Verlaufen im Dispositiv

Man braucht kein Vorwissen über Tsangaris Karriere, um Harvest zumindest interessant zu finden. Eine spannende, leicht beunruhigende Atmosphäre bleibt durchgehend erhalten und die Schauspielleistungen reißen auch in Momenten der narrativen Schwammigkeit das Ruder herum. Geduld sollte man dennoch mitbringen. Der Film betont in seinen über zwei Stunden einige Punkte etwas zu oft, andere Handlungselemente kommen dafür aus dem Nichts. Viele Motive werden mit dem Holzhammer kommuniziert, andere nie zu Ende gedacht. Harvest versucht parallel zu den bereits behandelten Themen von Selbstreflektion, Komplizenschaft und Moderne auch Fremdenfeindlichkeit und Sexismus anzusprechen, scheitert daran aber etwas. Die Fremden und Frauen, denen das meiste Misstrauen entgegengebracht wird, sind eine Fußnote in der sonstigen Handlung. Durch das Casting wird eine Schere zwischen den ethnisch weiß-britischen, abergläubigen Dorfbewohnern und den divers besetzten Menschen „von Außerhalb“ aufgemacht. Die implizite Message gegen Vorurteile ist klar, wird jedoch im Verlauf der Handlung mit zu vielen anderen Motiven vermischt und verliert sich zum Ende hin komplett.

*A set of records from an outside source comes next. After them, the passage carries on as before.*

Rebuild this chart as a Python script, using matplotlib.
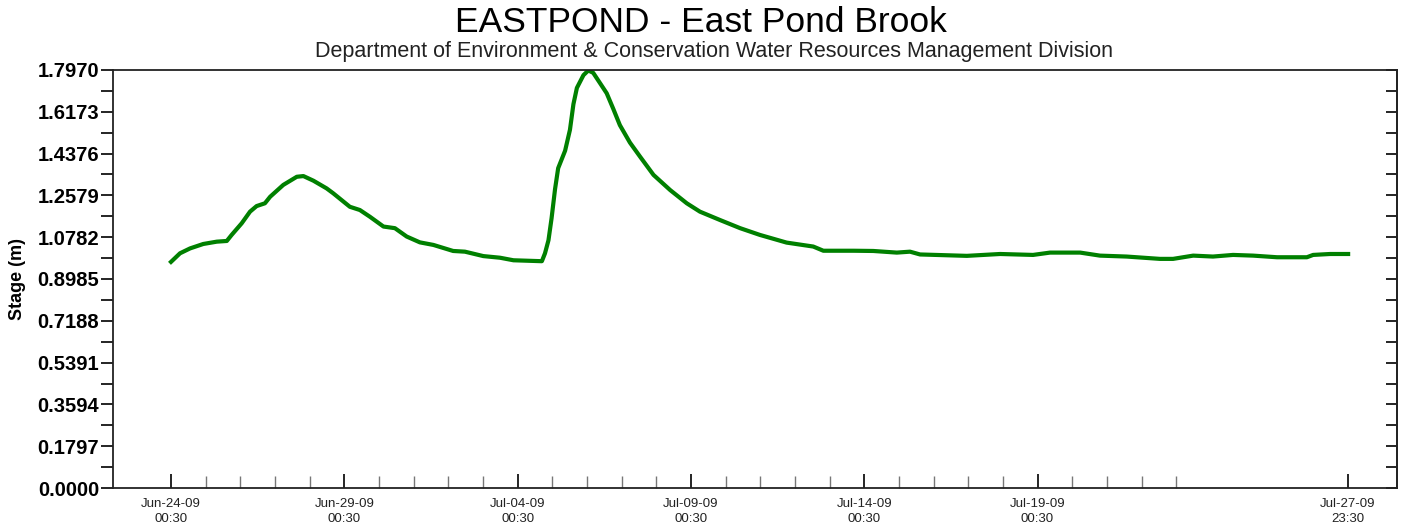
import matplotlib
matplotlib.use("Agg")
import matplotlib.pyplot as plt
from matplotlib.ticker import FixedLocator, NullFormatter

# ---- data (days since Jun-24-09 00:30, stage in m) ----
days = [0.00, 0.26, 0.55, 0.93, 1.32, 1.61, 1.75, 2.04, 2.28, 2.47, 2.71, 2.86,
        3.24, 3.63, 3.82, 4.11, 4.49, 4.68, 5.16, 5.45, 5.74, 6.13, 6.46, 6.80,
        7.18, 7.57, 8.14, 8.48, 9.01, 9.49, 9.88, 10.70, 10.79, 10.89, 10.98,
        11.08, 11.17, 11.37, 11.51, 11.61, 11.71, 11.90, 12.04, 12.18, 12.38,
        12.57, 12.76, 12.95, 13.24, 13.53, 13.92, 14.40, 14.88, 15.26, 15.84,
        16.42, 16.99, 17.76, 18.53, 18.82, 19.69, 20.26, 20.94, 21.32, 21.61,
        22.96, 23.92, 24.87, 25.36, 26.23, 26.80, 27.57, 28.53, 28.91, 29.49,
        30.06, 30.64, 31.22, 31.91, 32.77, 32.95, 33.44, 33.96]
stage = [0.972, 1.009, 1.030, 1.049, 1.059, 1.062, 1.088, 1.138, 1.188, 1.212,
         1.224, 1.252, 1.303, 1.338, 1.341, 1.321, 1.288, 1.267, 1.209, 1.195,
         1.166, 1.124, 1.117, 1.081, 1.056, 1.045, 1.019, 1.016, 0.997, 0.990,
         0.979, 0.975, 1.009, 1.065, 1.160, 1.285, 1.375, 1.450, 1.540, 1.650,
         1.720, 1.775, 1.795, 1.785, 1.740, 1.697, 1.630, 1.560, 1.485, 1.425,
         1.346, 1.281, 1.224, 1.188, 1.152, 1.117, 1.088, 1.055, 1.038, 1.020,
         1.020, 1.019, 1.012, 1.016, 1.004, 0.998, 1.006, 1.002, 1.012, 1.012,
         0.999, 0.995, 0.985, 0.985, 0.999, 0.995, 1.002, 0.999, 0.992, 0.992,
         1.002, 1.006, 1.006]

xtick_pos = [0, 5, 10, 15, 20, 25, 33.958]
xtick_labels = ["Jun-24-09\n00:30", "Jun-29-09\n00:30", "Jul-04-09\n00:30",
                "Jul-09-09\n00:30", "Jul-14-09\n00:30", "Jul-19-09\n00:30",
                "Jul-27-09\n23:30"]
xminor_pos = list(range(1, 30))
ytick_labels = ["0.0000", "0.1797", "0.3594", "0.5391", "0.7188", "0.8985",
                "1.0782", "1.2579", "1.4376", "1.6173", "1.7970"]

plt.rcParams['font.family'] = ['Liberation Sans', 'DejaVu Sans']

fig = plt.figure(figsize=(14.11, 5.27), dpi=100)
ax = fig.add_axes([113/1411, 39/527, (1397-113)/1411, (488-70)/527])

ax.plot(days, stage, color="#008000", linewidth=3.0, solid_joinstyle="round")

ax.set_xlim(-1.673, 35.37)
ax.set_ylim(0, 1.797)

yvals = [float(s) for s in ytick_labels]
yminor = [(yvals[i] + yvals[i+1]) / 2 for i in range(len(yvals) - 1)]
ax.yaxis.set_major_locator(FixedLocator(yvals))
ax.set_yticklabels(ytick_labels, fontsize=14.5, fontweight="bold")
ax.yaxis.set_minor_locator(FixedLocator(yminor))
ax.tick_params(axis="y", which="both", direction="out", length=9, width=1.2,
               right=False, pad=1)

# right-hand inward ticks
sec = ax.secondary_yaxis("right")
sec.yaxis.set_major_locator(FixedLocator(yvals))
sec.yaxis.set_minor_locator(FixedLocator(yminor))
sec.yaxis.set_major_formatter(NullFormatter())
sec.yaxis.set_minor_formatter(NullFormatter())
sec.tick_params(axis="y", which="both", direction="in", length=8, width=1.2)
sec.spines["right"].set_linewidth(1.3)
sec.spines["right"].set_color("#222222")

ax.xaxis.set_major_locator(FixedLocator(xtick_pos))
ax.set_xticklabels(xtick_labels, fontsize=9.5, color="#222222", linespacing=1.35)
ax.xaxis.set_minor_locator(FixedLocator(xminor_pos))
ax.xaxis.set_minor_formatter(NullFormatter())
ax.tick_params(axis="x", which="major", direction="in", length=10, width=1.2, pad=7)
ax.tick_params(axis="x", which="minor", direction="in", length=9, width=1.0,
               color="#777777")

for s in ax.spines.values():
    s.set_linewidth(1.3)
    s.set_color("#222222")

ax.set_ylabel("Stage (m)", fontsize=13, fontweight="bold", labelpad=8)

fig.text(0.497, 0.958, "EASTPOND - East Pond Brook", ha="center", va="center",
         fontsize=25.5)
fig.text(0.506, 0.903, "Department of Environment & Conservation Water Resources Management Division",
         ha="center", va="center", fontsize=15.5, color="#222222")

fig.savefig("out.png", dpi=100)
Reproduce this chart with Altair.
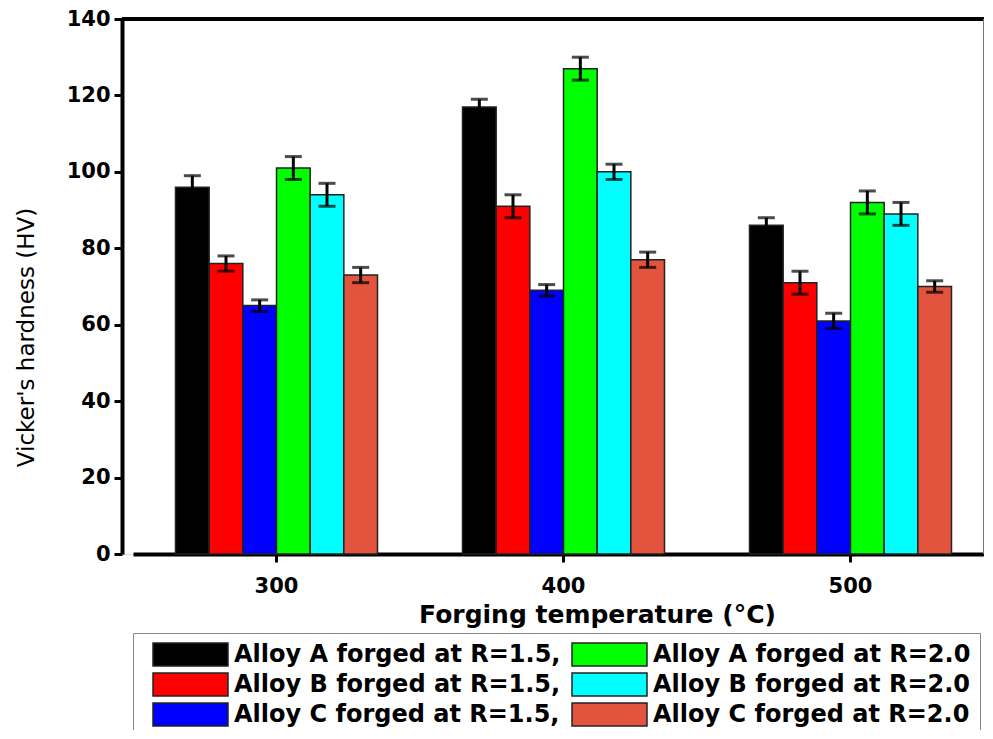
import altair as alt
import pandas as pd

temps = ["300", "400", "500"]
series = [
    "Alloy A forged at R=1.5",
    "Alloy B forged at R=1.5",
    "Alloy C forged at R=1.5",
    "Alloy A forged at R=2.0",
    "Alloy B forged at R=2.0",
    "Alloy C forged at R=2.0",
]
colors = ["#000000", "#ff0000", "#0000ff", "#00ff00", "#00ffff", "#e2543d"]

# hardness per series, for temps 300, 400, 500
hardness = {
    series[0]: [96, 117, 86],
    series[1]: [76, 91, 71],
    series[2]: [65, 69, 61],
    series[3]: [101, 127, 92],
    series[4]: [94, 100, 89],
    series[5]: [73, 77, 70],
}
errors = {
    series[0]: [3, 2, 2],
    series[1]: [2, 3, 3],
    series[2]: [1.5, 1.5, 2],
    series[3]: [3, 3, 3],
    series[4]: [3, 2, 3],
    series[5]: [2, 2, 1.5],
}

rows = []
for s in series:
    for i, t in enumerate(temps):
        v = hardness[s][i]
        e = errors[s][i]
        rows.append({"temp": t, "series": s, "hv": v, "lo": v - e, "hi": v + e})
df = pd.DataFrame(rows)

W = 862
H = 535
FONT = "DejaVu Sans"

x_scale = alt.Scale(range=[11, 872], paddingInner=0, paddingOuter=0)
xo_scale = alt.Scale(range=[42.5, 244.5], paddingInner=0, paddingOuter=0)

x_enc = alt.X(
    "temp:N",
    sort=temps,
    scale=x_scale,
    axis=alt.Axis(
        title="Forging temperature (°C)",
        labelAngle=0,
        labelFont=FONT,
        labelFontWeight="bold",
        labelFontSize=21,
        labelColor="black",
        labelPadding=13,
        tickSize=8,
        tickWidth=3,
        tickColor="black",
        domainWidth=4,
        domainColor="black",
        titleFont=FONT,
        titleFontWeight="bold",
        titleFontSize=25,
        titleColor="black",
        titleX=475,
        titleY=68,
        titleAlign="center",
        titleBaseline="alphabetic",
    ),
)
xo_enc = alt.XOffset("series:N", sort=series, scale=xo_scale)
y_scale = alt.Scale(domain=[0, 140], nice=False)

bars = alt.Chart(df).mark_bar(stroke="#222222", strokeWidth=1.5).encode(
    x=x_enc,
    xOffset=xo_enc,
    y=alt.Y(
        "hv:Q",
        scale=y_scale,
        axis=alt.Axis(
            title="Vicker's hardness (HV)",
            values=[0, 20, 40, 60, 80, 100, 120, 140],
            grid=False,
            labelFont=FONT,
            labelFontWeight="bold",
            labelFontSize=21,
            labelColor="black",
            labelPadding=4,
            tickSize=8,
            tickWidth=3,
            tickColor="black",
            domainWidth=4,
            domainColor="black",
            titleFont=FONT,
            titleFontWeight="normal",
            titleFontSize=23,
            titleColor="black",
            titleAngle=270,
            titleX=-96,
            titleY=318,
            titleAlign="center",
            titleBaseline="middle",
        ),
    ),
    color=alt.Color(
        "series:N",
        scale=alt.Scale(domain=series, range=colors),
        legend=alt.Legend(
            title=None,
            orient="none",
            direction="vertical",
            legendX=11,
            legendY=614,
            columns=2,
            symbolType="M-3.26,-1H3.26V1H-3.26Z",
            symbolSize=529,
            symbolStrokeColor="#222222",
            symbolStrokeWidth=1.5,
            symbolOpacity=1,
            symbolOffset=36,
            labelOffset=31,
            labelFont=FONT,
            labelFontWeight="bold",
            labelFontSize=24,
            labelColor="black",
            labelLimit=0,
            labelExpr="indexof(datum.label, '1.5') >= 0 ? datum.label + ',' : datum.label",
            columnPadding=-4,
            rowPadding=1,
            padding=9,
            strokeColor="#888888",
            fillColor="white",
        ),
    ),
)

err_rule = alt.Chart(df).mark_rule(color="black", strokeWidth=3).encode(
    x=alt.X("temp:N", sort=temps, scale=x_scale),
    xOffset=alt.XOffset("series:N", sort=series, scale=xo_scale),
    y=alt.Y("lo:Q", scale=y_scale),
    y2="hi:Q",
)
cap_lo = alt.Chart(df).mark_tick(color="black", thickness=3, size=17, orient="horizontal").encode(
    x=alt.X("temp:N", sort=temps, scale=x_scale),
    xOffset=alt.XOffset("series:N", sort=series, scale=xo_scale),
    y=alt.Y("lo:Q", scale=y_scale),
)
cap_hi = alt.Chart(df).mark_tick(color="black", thickness=3, size=17, orient="horizontal").encode(
    x=alt.X("temp:N", sort=temps, scale=x_scale),
    xOffset=alt.XOffset("series:N", sort=series, scale=xo_scale),
    y=alt.Y("hi:Q", scale=y_scale),
)

top_border = alt.Chart(df).mark_rule(color="black", strokeWidth=4).encode(
    y=alt.value(0), x=alt.value(0), x2=alt.value(W)
)
right_border = alt.Chart(df).mark_rule(color="#777777", strokeWidth=1.5).encode(
    x=alt.value(W), y=alt.value(0), y2=alt.value(H)
)

chart = (
    alt.layer(bars, err_rule, cap_lo, cap_hi, top_border, right_border)
    .properties(
        width=W,
        height=H,
        autosize=alt.AutoSizeParams(type="none"),
        padding={"left": 114, "top": 11, "right": 0, "bottom": 176},
    )
    .configure_view(stroke=None)
    .configure(background="white")
)

chart.save("out.html", embed_options={"renderer": "svg", "actions": False})
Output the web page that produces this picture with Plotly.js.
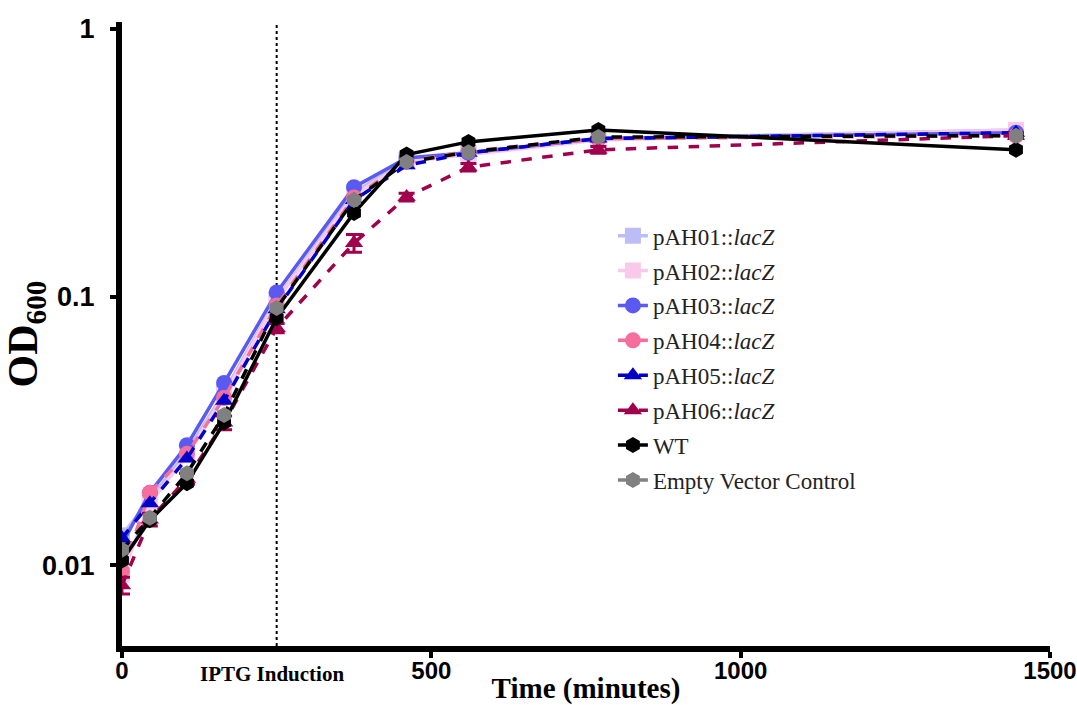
<!DOCTYPE html>
<html>
<head>
<meta charset="utf-8">
<script src="https://cdn.plot.ly/plotly-3.0.1.min.js"></script>
<style>html,body{margin:0;padding:0;background:#fff;}#chart{width:1077px;height:705px;}</style>
</head>
<body>
<div id="chart"></div>
<script>
const timeMin = [0, 45, 105, 165, 250, 375, 460, 560, 770, 1445];
const pAH01 = [0.0129, 0.0175, 0.0265, 0.044, 0.098, 0.245, 0.325, 0.345, 0.39, 0.42];
const pAH02 = [0.0092, 0.017, 0.0257, 0.043, 0.097, 0.24, 0.32, 0.34, 0.385, 0.42];
const pAH03 = [0.012, 0.0186, 0.028, 0.0478, 0.104, 0.257, 0.33, 0.345, 0.39, 0.41];
const pAH04 = [0.0095, 0.0186, 0.026, 0.042, 0.093, 0.235, 0.32, 0.35, 0.39, 0.40];
const pAH05 = [0.0126, 0.017, 0.025, 0.041, 0.09, 0.23, 0.31, 0.345, 0.39, 0.41];
const pAH06 = [0.0084, 0.0148, 0.021, 0.034, 0.0766, 0.159, 0.236, 0.305, 0.354, 0.40];
const pAH06err = [0.0006, 0.0008, 0.001, 0.002, 0.003, 0.012, 0.008, 0.01, 0.01, 0.01];
const WT = [0.0104, 0.0147, 0.0202, 0.034, 0.0835, 0.206, 0.34, 0.379, 0.42, 0.354];
const EVC = [0.0114, 0.015, 0.022, 0.0363, 0.091, 0.23, 0.319, 0.347, 0.395, 0.40];
const inductionTime = 250;

function tr(name, y, color, symbol, dash, extra) {
  return Object.assign({
    type: 'scatter', mode: 'lines+markers', x: timeMin, y: y, name: name,
    legendgroup: name,
    line: {color: color, width: 3.5, dash: dash},
    marker: {color: color, symbol: symbol, size: 16}
  }, extra || {});
}

const traces = [
  tr('pAH01::<i>lacZ</i>', pAH01, '#bcbcf7', 'square', 'solid'),
  tr('pAH02::<i>lacZ</i>', pAH02, '#f9c9ea', 'square', 'solid'),
  tr('pAH03::<i>lacZ</i>', pAH03, '#5a5af2', 'circle', 'solid'),
  tr('pAH04::<i>lacZ</i>', pAH04, '#f66f9c', 'circle', 'dash'),
  tr('pAH05::<i>lacZ</i>', pAH05, '#0000c8', 'triangle-up', 'dash'),
  tr('pAH06::<i>lacZ</i>', pAH06, '#a0004c', 'triangle-up', 'dash',
     {error_y: {type: 'data', array: pAH06err, visible: true, color: '#a0004c', thickness: 3, width: 8}}),
  tr('WT', WT, '#000000', 'hexagon', 'solid'),
  Object.assign(tr('Empty Vector Control', EVC, '#808080', 'hexagon', 'dash'),
     {line: {color: '#000000', width: 3.5, dash: 'dash'}, showlegend: false}),
  {type: 'scatter', mode: 'lines+markers', x: [null], y: [null], name: 'Empty Vector Control',
   legendgroup: 'Empty Vector Control',
   line: {color: '#808080', width: 3.5}, marker: {color: '#808080', symbol: 'hexagon', size: 16}}
];

const layout = {
  width: 1077, height: 705,
  margin: {l: 122, r: 27, t: 22, b: 59},
  paper_bgcolor: '#fff', plot_bgcolor: '#fff',
  showlegend: true,
  legend: {x: 0.529, y: 0.692, xanchor: 'left', yanchor: 'top',
           font: {family: 'Liberation Serif, Times New Roman, serif', size: 23, color: '#222'},
           tracegroupgap: 2, itemwidth: 30, bgcolor: 'rgba(0,0,0,0)'},
  xaxis: {
    range: [0, 1500], tickvals: [0, 500, 1000, 1500], ticktext: ['0', '500', '1000', '1500'],
    showgrid: false, zeroline: false, showline: true, linecolor: '#000', linewidth: 6,
    ticks: 'outside', ticklen: 6, tickwidth: 4, tickcolor: '#000',
    ticklabeloverflow: 'allow', ticklabelstandoff: -8,
    tickfont: {family: 'Liberation Sans, Arial', size: 24, color: '#000', weight: 'bold'},
    title: {text: '<b>Time (minutes)</b>', standoff: 0,
            font: {family: 'Liberation Serif, Times New Roman, serif', size: 29, color: '#000'}}
  },
  yaxis: {
    type: 'log', range: [-2.302, 0.026],
    tickvals: [0.01, 0.1, 1], ticktext: ['0.01', '0.1', '1'],
    showgrid: false, zeroline: false, showline: true, linecolor: '#000', linewidth: 6,
    ticks: 'outside', ticklen: 6, tickwidth: 4, tickcolor: '#000',
    ticklabelstandoff: 10,
    tickfont: {family: 'Liberation Sans, Arial', size: 27, color: '#000', weight: 'bold'},
    title: {text: '<b>OD<sub>600</sub></b>', standoff: 8,
            font: {family: 'Liberation Serif, Times New Roman, serif', size: 42, color: '#000'}}
  },
  shapes: [{type: 'line', xref: 'x', yref: 'paper', x0: inductionTime, x1: inductionTime, y0: 0, y1: 1,
            line: {color: '#000', width: 2, dash: 'dot'}, layer: 'below'}],
  annotations: [{xref: 'x', yref: 'paper', x: inductionTime - 8, y: -0.022, yanchor: 'top', showarrow: false,
                 text: '<b>IPTG Induction</b>',
                 font: {family: 'Liberation Serif, Times New Roman, serif', size: 21, color: '#000'}}]
};

Plotly.newPlot('chart', traces, layout, {displayModeBar: false});
</script>
</body>
</html>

Hier nimmt sich der Film gleichzeitig zu viel und zu wenig vor.

Harvest sehnt sich nach einfacheren Zeiten in der Kunst, nach linear funktionierender, beobachtender Satire, nach 16-Millimeter-Film. Gleichzeitig ist sich der Film schmerzhaft bewusst, dass in Zeiten des gefährlichen Populismus reine Beobachtung nicht mehr ausreicht, um produktiv über Gesellschaft nachzudenken und kritisiert ideologisch passive Kunst. Dabei verkompliziert er sich selber, bis er zu keiner klaren Stellungnahme mehr fähig ist. Ob es sich dabei um ein versehentlich unbefriedigendes Zugeständnis oder um einen metatextuellen Geniestreich handelt, bleibt jeder*m selbst überlassen.